Metropolitan News-Enterprise

 

Friday, November 25, 2011

 

Page 1

 

Grocers Ask Supreme Court to Block Los Angeles Worker Retention Ordinance

 

By KENNETH OFGANG, Staff Writer

 

A trade group has asked the United States Supreme Court to overturn a Los Angeles ordinance that generally requires the new owner of a large grocery store to retain the existing workforce for 90 days.

The California Grocers Association filed its petition for writ of certiorari on Nov. 16, asking the justices for review of California Grocers Association v. City of Los Angeles (2011) 52 Cal.4th 177. The association is represented by the Sacramento-based Pacific Legal Foundation.

“This law is a brazen scheme to punish non-union employers,” PLF Principal Attorney Timothy Sandefur said in a statement Wednesday. “But federal law prohibits localities from muscling in on the bargaining process between businesses and unions.  To be specific, the National Labor Relations Act bars states and local governments from interfering with the bargaining of unions and employers, yet that’s exactly what L.A. has done through this ordinance.”

State Preemption

Div. Five of this district’s Court of Appeal ruled two years ago that the city could not enact such an ordinance because the Legislature occupied the field by enacting the California Retail Food Code. But the state high court overturned that ruling on July 18, holding 6-1 that the ordinance, enacted in 2005, falls within the code’s exception for health and safety regulations and is not preempted by federal labor law.

The city contends that requiring retention of the existing work force guarantees that employees familiar with procedures for safe handling of food products are on hand to train their replacements during the transition.

The grocery operators claim the law, which was enacted shortly after the announcement that the Albertsons chain was being sold, was solely enacted as job-protection measure. They contend that the National Labor Relations Act preempts the ordinance—which was backed by organized labor and the Los Angeles Alliance for a New Economy—because it allows unionized stores to negotiate alternative arrangements through collective bargaining.

Werdegar Opinion

Justice Kathryn M. Werdegar, writing for the state high court, rejected the state and federal preemption arguments, as well as the claim that the distinctions between large and small groceries, and between grocers and other types of businesses that sell food, violated the plaintiff’s equal protection rights.
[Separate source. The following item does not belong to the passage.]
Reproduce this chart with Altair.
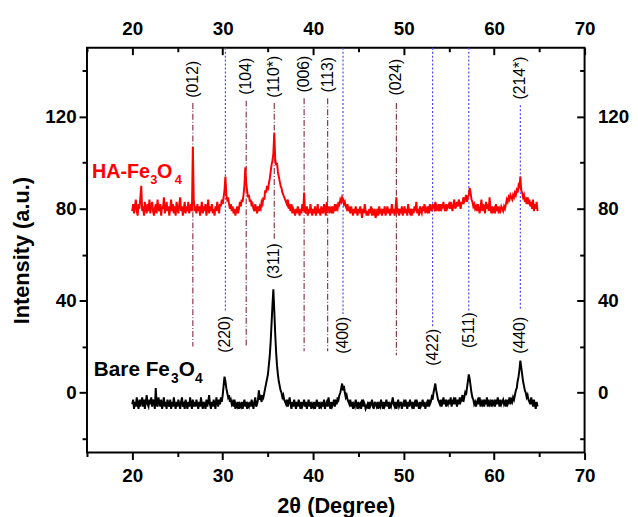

Noting that a number of cities around the state have been recently enacting worker retention ordinances, Werdegar said there is no conflict between the Los Angeles ordinance and the Retail Food Code.

“The Retail Food Code establishes standards for what certain employees, particularly one certified owner or supervising food service employee, must know or be taught, but does not regulate who must be hired; the Ordinance regulates the pool of nonsupervising, nonmanagerial employees from which a new owner temporarily must hire, but imposes no standards concerning what the hired employees must know or be taught about food safety,” the jurist explained.

Nor, she wrote, does the NLRA preclude the adoption of worker retention ordinances.

The justice said plaintiffs failed to meet the burden of establishing congressional intent to preempt state law. The National Labor Relations Board, she noted, has not taken a position on the question, which has been before its administrative law judges in several cases.

Grimes Dissent

The lone dissenter was Court of Appeal Justice Elizabeth Grimes of this district’s Div. Eight, sitting on assignment. Grimes said the history and intent of the NLRA supports preemption.

“In my view, the ordinance intrudes on the collective bargaining process in an extraordinary and fundamental way, at its very source,” Grimes wrote.

The law violates the principle of collective bargaining, Grimes argued, because it requires an employer to take on “a group of workers that it did not choose” and to grant them benefits, such as termination for cause only, “to which the new employer did not agree.”

The ordinance also directly impacts the bargaining process, the dissenting jurist wrote, because it may result in the new employer being deemed the successor to the former one, obligating it to bargain with the incumbent union.